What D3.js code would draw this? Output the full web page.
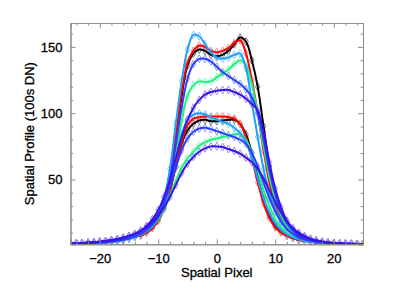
<!DOCTYPE html>
<html><head><meta charset="utf-8">
<script src="https://cdn.jsdelivr.net/npm/d3@7"></script>
<style>
html,body{margin:0;padding:0;background:#fff;}
svg{display:block;}
text{font-family:"Liberation Sans",Arial,Helvetica,sans-serif;fill:#000;}
</style></head>
<body>
<svg id="chart" width="395" height="291"></svg>
<script>
const pixels = d3.range(-25, 26);
const xTicks = [-20, -10, 0, 10, 20];
const yTicks = [50, 100, 150];

const upperLightBlue = [1.5,1.6,1.8,2.0,2.2,2.5,2.8,3.2,3.8,4.6,5.6,7.0,
  8.8,11.5,16,23,36,58,92,124,148,159,158,152,146,
  142,141,142,144,145,134,108,82,58,40,28,19,13,
  9.5,7,5.2,4.0,3.2,2.6,2.2,1.9,1.7,1.6,1.5,1.4,1.4];
const upperRed = [1.5,1.6,1.8,2.0,2.2,2.5,2.8,3.2,3.8,4.6,5.6,7.0,
  8,10.5,14.5,21,32,50,82,116,138,147,151,150,147,
  146,147,149,153,155,145,125,100,72,48,32,21,14,
  10,7.3,5.4,4.1,3.3,2.7,2.2,1.9,1.7,1.6,1.5,1.4,1.4];
const upperBlack = [1.5,1.6,1.8,2.0,2.2,2.5,2.8,3.2,3.8,4.6,5.6,7.0,
  8,10.5,14.5,21,32,50,80,113,136,145,148,147,144,
  143,144,147,152,157,154,140,120,90,60,38,24,15.5,
  10.5,7.5,5.5,4.2,3.3,2.7,2.2,1.9,1.7,1.6,1.5,1.4,1.4];
const upperBlue = [1.5,1.6,1.8,2.0,2.2,2.5,2.8,3.2,3.8,4.6,5.6,7.0,
  9,12,16,22,33,50,76,104,126,137,141,141,139,
  135,131,128,125,122,118,112,100,80,57,39,26,17,
  11.5,8,6,4.6,3.6,2.9,2.4,2.0,1.8,1.6,1.5,1.4,1.4];
const upperGreen = [1.5,1.6,1.8,2.0,2.2,2.5,2.8,3.2,3.8,4.6,5.6,7.0,
  8.5,11,15,21,31,46,68,94,113,121,124,123.5,124,
  127,130,133,137,140,136,122,100,75,52,35,23,15,
  10.5,7.5,5.6,4.3,3.4,2.7,2.2,1.9,1.7,1.6,1.5,1.4,1.4];
const upperIndigo = [1.8,2.0,2.2,2.5,2.8,3.2,3.7,4.3,5.1,6.1,7.4,9.0,
  11.5,15,20,27,37,50,66,82,95,104,110,114,116,
  117,117.5,117.5,116,114,111,107,102,86,63,43,29,19,
  13,9,6.6,5.0,3.9,3.1,2.5,2.1,1.8,1.7,1.6,1.5,1.4];
const lowerRed = [1.5,1.6,1.8,2.0,2.2,2.5,2.8,3.2,3.8,4.6,5.6,7.0,
  8,10,13.5,19,28,42,60,78,91,96,97,97.5,97.5,
  97.5,97.5,97,96,92,82,66,48,32,21,14,10,7.5,
  5.8,4.6,3.8,3.1,2.6,2.2,1.9,1.7,1.6,1.5,1.4,1.4,1.4];
const lowerBlack = [1.5,1.6,1.8,2.0,2.2,2.5,2.8,3.2,3.8,4.6,5.6,7.0,
  8,10,13.5,19,28,42,60,77,87,92,94.5,95,94,
  94,94.5,95,95,92,84,70,52,35,23,15,10.5,7.8,
  6,4.7,3.8,3.1,2.6,2.2,1.9,1.7,1.6,1.5,1.4,1.4,1.4];
const lowerLightBlue = [1.5,1.6,1.8,2.0,2.2,2.5,2.8,3.2,3.8,4.6,5.6,7.0,
  8.5,11,15,21,30,46,66,84,95,99,100,99,97,
  95,93.5,92,89,85,78,66,51,36,25,17,12,8.6,
  6.4,5,4,3.2,2.7,2.3,2.0,1.8,1.6,1.5,1.4,1.4,1.4];
const lowerBlue = [1.8,2.0,2.2,2.5,2.8,3.2,3.7,4.3,5.1,6.1,7.4,9.0,
  11,14,18,24,33,45,59,72,81,86,88.5,89,88,
  86.5,85,83.5,82,80,77,70,60,48,36,26,18,12.5,
  9,6.5,5,3.9,3.1,2.5,2.1,1.8,1.7,1.6,1.5,1.4,1.4];
const lowerGreen = [1.5,1.6,1.8,2.0,2.2,2.5,2.8,3.2,3.8,4.6,5.6,7.0,
  9,11.5,15,20,28,38,49,59,66,71,75.5,78,80,
  81,82,83,84,84,80,70,57,42,30,20,14,10,
  7.2,5.4,4.2,3.3,2.7,2.3,2.0,1.8,1.6,1.5,1.4,1.4,1.4];
const lowerIndigo = [1.8,2.0,2.2,2.5,2.8,3.2,3.7,4.3,5.1,6.1,7.4,9.0,
  11,14,18,23,29,37,46,55,62,67,71,73.5,75,
  75,74.5,73,71.5,69.5,66.5,63,58,51,42,33,25,18.5,
  13.5,10,7.5,5.5,4.2,3.3,2.7,2.2,1.9,1.7,1.6,1.5,1.4];

const seriesList = [
  {values: upperBlack, color: "#000000", marker: "#7a7a7a"},
  {values: lowerBlack, color: "#000000", marker: "#7a7a7a"},
  {values: upperRed, color: "#ff0000", marker: "#ff8a8a"},
  {values: lowerRed, color: "#ff0000", marker: "#ff8a8a"},
  {values: upperGreen, color: "#1ff07a", marker: "#8cffc0"},
  {values: lowerGreen, color: "#1ff07a", marker: "#8cffc0"},
  {values: upperLightBlue, color: "#1ea0ff", marker: "#84ccff"},
  {values: lowerLightBlue, color: "#1ea0ff", marker: "#84ccff"},
  {values: upperBlue, color: "#2a3cff", marker: "#8c9cff"},
  {values: lowerBlue, color: "#2a3cff", marker: "#8c9cff"},
  {values: upperIndigo, color: "#3a14e6", marker: "#9c88ff"},
  {values: lowerIndigo, color: "#3a14e6", marker: "#9c88ff"}
];

const svg = d3.select("#chart");
const L = 70.5, R = 363, T = 23, B = 244.3;
const x = d3.scaleLinear().domain([-25, 25]).range([L, R]);
const y = d3.scaleLinear().domain([1.2, 168]).range([B, T]);

svg.append("defs").append("clipPath").attr("id","clip")
  .append("rect").attr("x", L).attr("y", T).attr("width", R-L).attr("height", B-T);

const plot = svg.append("g").attr("clip-path","url(#clip)");
const line = d3.line().x((d,i)=>x(pixels[i])).y(d=>y(d)).curve(d3.curveCatmullRom);
const sym = d3.symbol().type(d3.symbolDiamond).size(18);

seriesList.forEach(s => {
  plot.append("g").selectAll("path").data(s.values).join("path")
    .attr("d", sym)
    .attr("transform", (d,i)=>`translate(${x(pixels[i])},${y(d)})`)
    .attr("fill","none").attr("stroke", s.marker).attr("stroke-width", 1);
});
seriesList.forEach(s => {
  plot.append("path").datum(s.values).attr("d", line)
    .attr("fill","none").attr("stroke", s.color).attr("stroke-width", 2);
});

const axisColor = "#8c8c8c";
const xMinor = d3.range(-24, 25, 2).filter(v => v % 10 !== 0);
const yMinor = d3.range(10, 168, 10).filter(v => v % 50 !== 0);

svg.append("g").attr("transform", `translate(0,${B})`)
  .call(d3.axisBottom(x).tickValues(xTicks).tickSize(-5).tickPadding(9).tickFormat(d => d < 0 ? "\u2212" + Math.abs(d) : d));
svg.append("g").attr("transform", `translate(0,${T})`)
  .call(d3.axisTop(x).tickValues(xTicks).tickSize(-5).tickFormat(""));
svg.append("g").attr("transform", `translate(${L},0)`)
  .call(d3.axisLeft(y).tickValues(yTicks).tickSize(-5).tickPadding(8));
svg.append("g").attr("transform", `translate(${R},0)`)
  .call(d3.axisRight(y).tickValues(yTicks).tickSize(-5).tickFormat(""));

svg.append("g").attr("transform", `translate(0,${B})`)
  .call(d3.axisBottom(x).tickValues(xMinor).tickSize(-2.5).tickFormat(""));
svg.append("g").attr("transform", `translate(0,${T})`)
  .call(d3.axisTop(x).tickValues(xMinor).tickSize(-2.5).tickFormat(""));
svg.append("g").attr("transform", `translate(${L},0)`)
  .call(d3.axisLeft(y).tickValues(yMinor).tickSize(-2.5).tickFormat(""));
svg.append("g").attr("transform", `translate(${R},0)`)
  .call(d3.axisRight(y).tickValues(yMinor).tickSize(-2.5).tickFormat(""));

svg.selectAll(".domain").attr("stroke", axisColor);
svg.selectAll(".tick line").attr("stroke", axisColor);
svg.selectAll(".tick text").attr("font-size", 13).attr("fill","#000")
  .attr("stroke","#000").attr("stroke-width",0.3)
  .attr("font-family", "'Liberation Sans',Arial,sans-serif");

svg.append("text").attr("x", (L+R)/2).attr("y", 277).attr("text-anchor","middle")
  .attr("font-size", 13).attr("stroke","#000").attr("stroke-width",0.3).text("Spatial Pixel");
svg.append("text").attr("transform", `translate(34,${(T+B)/2}) rotate(-90)`)
  .attr("text-anchor","middle").attr("font-size", 13).attr("stroke","#000").attr("stroke-width",0.3)
  .text("Spatial Profile (100s DN)");
</script>
</body></html>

====

Repeat the lines of the listing above verbatim, beginning at its first line and ending at the line containing "const yTicks = [50, 100, 150];", which is included. Omit pictures.

What D3.js code would draw this? Output the full web page.
<!DOCTYPE html>
<html><head><meta charset="utf-8">
<script src="https://cdn.jsdelivr.net/npm/d3@7"></script>
<style>
html,body{margin:0;padding:0;background:#fff;}
svg{display:block;}
text{font-family:"Liberation Sans",Arial,Helvetica,sans-serif;fill:#000;}
</style></head>
<body>
<svg id="chart" width="395" height="291"></svg>
<script>
const pixels = d3.range(-25, 26);
const xTicks = [-20, -10, 0, 10, 20];
const yTicks = [50, 100, 150];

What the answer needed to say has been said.